A wave of anti-immigrant protests and attacks across South Africa has allegedly triggered a coordinated cyber retaliation campaign under the banner #OpSouthAfrica, with hacktivists claiming to have breached several national key point institutions.
The claimed cyber attacks, reportedly carried out by a Nigerian-based group calling itself “Nullsec,” have targeted the South African Civil Aviation Authority, SASSA (the country’s social grant network), and the Department of Correctional Services, according to cybersecurity experts.
Loyiso Boyce, cybersecurity expert and CEO at Claro, said the activity represents a continuation of long-standing hacktivist traditions rather than an entirely new phenomenon. He compared the structure to that of the global hacker collective Anonymous, describing it as a “mother body” with local subsidiaries that emerge based on geographic or political issues.
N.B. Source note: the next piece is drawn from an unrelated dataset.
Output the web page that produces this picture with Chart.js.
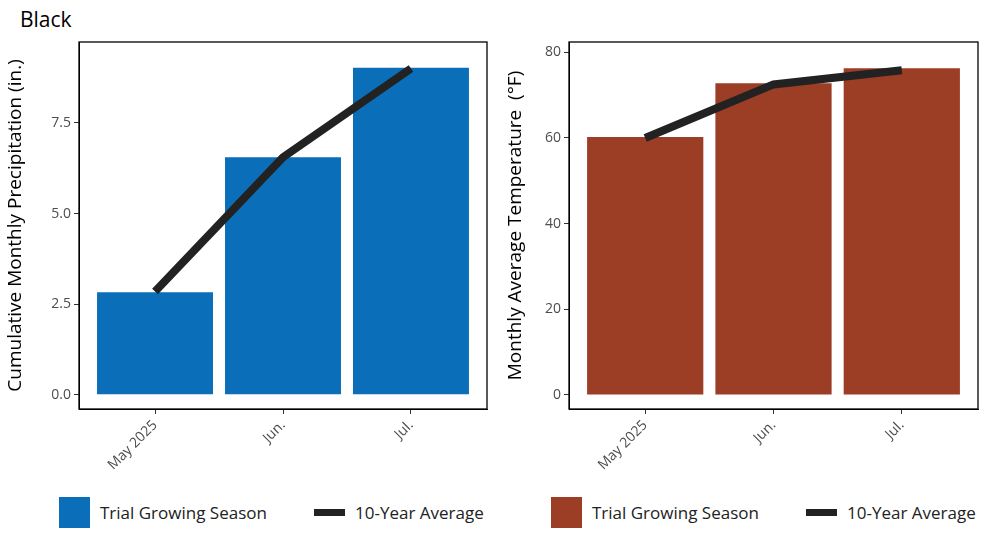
<!DOCTYPE html>
<html><head>
<script src="https://cdn.jsdelivr.net/npm/chart.js@4"></script>
<style>
body{margin:0;width:1000px;height:533px;background:#fff;font-family:"Open Sans",sans-serif;position:relative;overflow:hidden}
#title{position:absolute;left:20px;top:5px;font-size:21px;color:#000}
.c{position:absolute;top:0;width:500px;height:470px}
.lg{position:absolute;top:497px;font-size:17px;color:#222;display:flex;align-items:center}
.sq{width:31px;height:31px;margin-right:10px}
.ln{width:31px;height:7px;background:#222;margin-right:10px}
</style></head><body>
<div id="title">Black</div>
<div class="c" style="left:0"><canvas id="c1"></canvas></div>
<div class="c" style="left:500px"><canvas id="c2"></canvas></div>
<div class="lg" style="left:59px"><div class="sq" style="background:#0a6eb8"></div>Trial Growing Season</div>
<div class="lg" style="left:314px;height:31px"><div class="ln"></div>10-Year Average</div>
<div class="lg" style="left:551px"><div class="sq" style="background:#9c3d26"></div>Trial Growing Season</div>
<div class="lg" style="left:806px;height:31px"><div class="ln"></div>10-Year Average</div>
<script>
const months = ["May 2025", "Jun.", "Jul."];
const precipTrial = [2.83, 6.55, 9.02];
const precipAvg = [2.85, 6.55, 9.0];
const tempTrial = [60.2, 72.8, 76.3];
const tempAvg = [60, 72.5, 75.8];

const frame = {
  id: "frame",
  afterDraw(chart) {
    const a = chart.chartArea, g = chart.ctx;
    g.save(); g.strokeStyle = "#000"; g.lineWidth = 1.3;
    g.strokeRect(a.left, a.top, a.right - a.left, a.bottom - a.top);
    g.restore();
  }
};

function make(id, trial, avg, color, yTitle, yMin, yMax, step, leftW, padRight) {
  new Chart(document.getElementById(id), {
    data: {
      datasets: [
        { type: "line", data: avg.map((v, i) => ({ x: i, y: v })), borderColor: "#222", borderWidth: 8, pointRadius: 0, order: 0 },
        { type: "bar", data: trial.map((v, i) => ({ x: i, y: v })), backgroundColor: color, barPercentage: 0.906, categoryPercentage: 1, order: 1 }
      ]
    },
    options: {
      responsive: true, maintainAspectRatio: false, animation: false,
      layout: { padding: { top: 42, right: padRight, left: 0, bottom: 0 } },
      plugins: { legend: { display: false }, tooltip: { enabled: false } },
      scales: {
        x: {
          type: "linear", min: -0.594, max: 2.594, offset: false,
          afterBuildTicks: s => { s.ticks = [0, 1, 2].map(v => ({ value: v })); },
          afterFit: s => { s.height = 61; },
          grid: { drawOnChartArea: false, tickLength: 5, color: "#333", offset: false },
          border: { color: "#000" },
          ticks: { callback: v => months[v], maxRotation: 45, minRotation: 45, color: "#4d4d4d", font: { size: 14, family: "Open Sans" } }
        },
        y: {
          min: yMin, max: yMax,
          afterBuildTicks: s => { s.ticks = [0, 1, 2, 3, 4].map(k => ({ value: k * step })).filter(t => t.value <= yMax); },
          afterFit: s => { s.width = leftW; },
          grid: { drawOnChartArea: false, tickLength: 5, color: "#333" },
          border: { color: "#000" },
          ticks: { callback: v => step < 5 ? v.toFixed(1) : v, color: "#4d4d4d", font: { size: 14, family: "Open Sans" } },
          title: { display: true, text: yTitle, color: "#000", font: { size: 19, family: "Open Sans" }, padding: { top: 4, bottom: 6 } }
        }
      }
    },
    plugins: [frame]
  });
}
make("c1", precipTrial, precipAvg, "#0a6eb8", "Cumulative Monthly Precipitation (in.)", -0.39, 9.73, 2.5, 79, 13);
make("c2", tempTrial, tempAvg, "#9c3d26", "Monthly Average Temperature  (°F)", -3.27, 82.4, 20, 69, 22);
</script>
</body></html>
“Most cyber threats, whether through activism regardless of where you are globally, happen through identity compromise,” Boyce explained. “Somebody gets my genuine details and logs in with my details. Sometimes it’s just weak credentials — could be as simple as passwords not up to date.”
Boyce warned that South Africa faces fundamental structural vulnerabilities, noting that the country lacks sufficient cybersecurity personnel across municipalities and government departments. He pointed to a deeper concern about digital sovereignty, observing that much of the nation’s hardware, software, and even monitoring tools are not domestically produced.
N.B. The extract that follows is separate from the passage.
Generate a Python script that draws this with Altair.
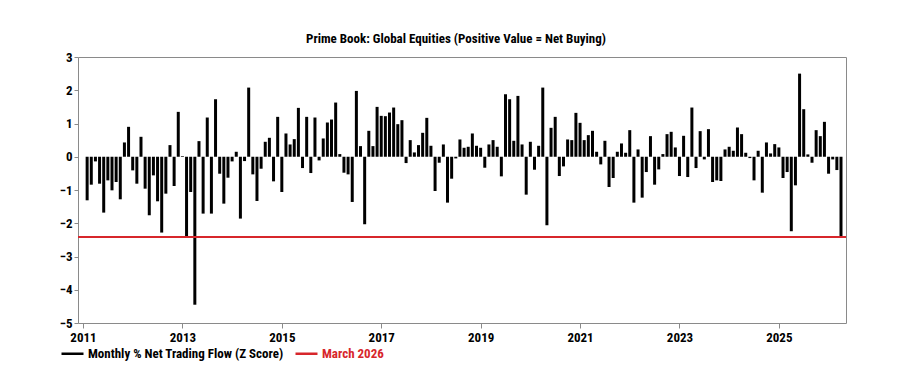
import altair as alt
import pandas as pd

SERIES = "Monthly % Net Trading Flow (Z Score)"
MARKER = "March 2026"

years = list(range(2011, 2027))
vals_by_year = {
    2011: [-1.31, -0.84, -0.14, -0.81, -1.68, -0.71, -1.01, -0.76, -1.28, 0.43, 0.90, -0.41],
    2012: [-0.81, 0.60, -0.96, -1.76, -0.56, -1.34, -2.28, -1.11, 0.35, -0.88, 1.35, 0.02],
    2013: [-2.41, -1.06, -4.45, 0.47, -1.71, 1.18, -1.71, 1.73, -0.51, -1.41, -0.63, -0.14],
    2014: [0.15, -1.86, -0.13, 2.08, -0.53, -1.33, -0.36, 0.45, 0.57, -0.74, 1.20, -1.06],
    2015: [0.70, 0.37, 0.53, 1.47, -0.34, 1.20, -0.49, 1.18, -0.11, 0.55, 1.03, 1.12],
    2016: [1.63, 0.08, -0.48, -0.53, -1.36, 1.98, 0.32, -2.03, 0.78, 0.32, 1.50, 1.23],
    2017: [1.22, 1.33, 1.48, 0.98, 1.10, -0.19, 0.50, 0.13, 0.35, 0.72, 1.17, 0.33],
    2018: [-1.03, -0.18, 0.37, -1.38, -0.66, -0.05, 0.52, 0.27, 0.30, 0.70, 0.33, 0.27],
    2019: [-0.33, 0.37, 0.50, 0.30, -0.59, 1.88, 1.73, 0.48, 1.83, 0.37, -1.14, 0.45],
    2020: [-0.39, 0.33, 2.08, -2.06, 0.87, 1.20, -0.58, -0.29, 0.52, 0.50, 1.32, 1.02],
    2021: [0.50, 0.65, 0.78, 0.15, -0.23, 0.48, -0.91, -0.64, 0.15, 0.40, 0.12, 0.80],
    2022: [-1.38, 0.22, -1.23, -0.46, 0.62, -0.84, -0.38, 0.08, 0.68, 0.75, 0.28, -0.58],
    2023: [0.63, -0.61, 1.48, -0.34, 0.77, -0.08, 0.83, -0.76, -0.71, -0.73, 0.22, 0.30],
    2024: [0.18, 0.88, 0.68, 0.12, -0.04, -0.71, 0.18, -1.08, 0.43, 0.10, 0.38, 0.28],
    2025: [-0.64, -0.46, -2.24, -0.86, 2.50, 1.43, 0.07, -0.18, 0.80, 0.62, 1.05, -0.51],
    2026: [-0.08, -0.40, -2.41],
}

x_ticks = list(range(2011, 2026, 2))
y_ticks = [-5, -4, -3, -2, -1, 0, 1, 2, 3]

rows = []
for y in years:
    for m, v in enumerate(vals_by_year[y], start=1):
        rows.append({"t": y + m / 12.0, "v": v, "series": SERIES})
df = pd.DataFrame(rows)
rule_df = pd.DataFrame([{"v": vals_by_year[2026][-1], "series": MARKER}])

FONT = "Liberation Sans Narrow, Roboto Condensed, Arial Narrow, Roboto, sans-serif"
RED = "#d7262b"

color = alt.Color(
    "series:N",
    scale=alt.Scale(domain=[SERIES, MARKER], range=["#000000", RED]),
    legend=alt.Legend(
        title=None,
        orient="none",
        legendX=-18,
        legendY=284,
        direction="horizontal",
        symbolType="stroke",
        symbolSize=484,
        symbolStrokeWidth=2.5,
        symbolStrokeColor={"expr": "scale('color', datum.value)"},
        labelFont=FONT,
        labelFontSize=13,
        labelFontWeight="bold",
        labelColor={"expr": "datum.value == 'March 2026' ? '#d7262b' : '#000000'"},
        labelLimit=500,
        labelOffset=3,
        columnPadding=6,
        padding=0,
    ),
)

y_scale = alt.Scale(domain=[-5, 3], nice=False)
y_axis = alt.Axis(values=y_ticks, tickCount=9, format="d", title=None,
                  tickSize=4, labelPadding=2, grid=False,
                  labelFlush=False, labelOverlap=False)

bars = alt.Chart(df).mark_bar(size=3).encode(
    x=alt.X(
        "t:Q",
        scale=alt.Scale(domain=[2011, 2026.25], nice=False, zero=False),
        axis=alt.Axis(values=x_ticks, format="d", title=None, tickSize=5,
                      labelPadding=3, grid=False, labelFlush=False,
                      labelOverlap=False),
    ),
    y=alt.Y("v:Q", scale=y_scale, axis=y_axis),
    color=color,
)

rule = alt.Chart(rule_df).mark_rule(strokeWidth=2).encode(
    y=alt.Y("v:Q", scale=y_scale, axis=y_axis),
    color=color,
)

chart = (
    alt.layer(bars, rule)
    .properties(
        width=768,
        height=266,
        autosize=alt.AutoSizeParams(type="none"),
        padding={"left": 70, "top": 49, "right": 40, "bottom": 45},
        title=alt.TitleParams(
            "Prime Book: Global Equities (Positive Value = Net Buying)",
            font=FONT,
            fontSize=13,
            fontWeight="bold",
            color="#000000",
            anchor="middle",
            offset=5,
            dx=-6,
        ),
    )
    .configure_view(stroke="#8a8a8a", strokeWidth=1)
    .configure_axis(
        domain=False,
        labelFont=FONT,
        labelFontSize=13,
        labelFontWeight="bold",
        labelColor="#000000",
        tickColor="#8a8a8a",
        labelOverlap=False,
    )
)

chart.save("out.html", embed_options={"renderer": "svg", "actions": False})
“If the tools we are trying to monitor are not South African, and the auditing tools and monitoring tools we’re using are also not South African, and the hardware you are using to monitor is not South African — I’m not sure how much control we have as a country over our digital sovereignty,” Boyce said.
The expert emphasized the need for a layered security approach resembling an onion, including employee training, strong passwords, firewalls, application security, and AI-based network monitoring that establishes normal behavioral baselines to flag suspicious activity.
Boyce also noted that nation states sometimes become involved in such serious attacks, and that what was considered a complex attack 12 to 24 months ago can now be executed with ease due to the rise of AI and paid hacking services.
South Africa has experienced cyber breaches for an extended period, Boyce said, adding that while he does not discount the current claims, “we’ve been here before.”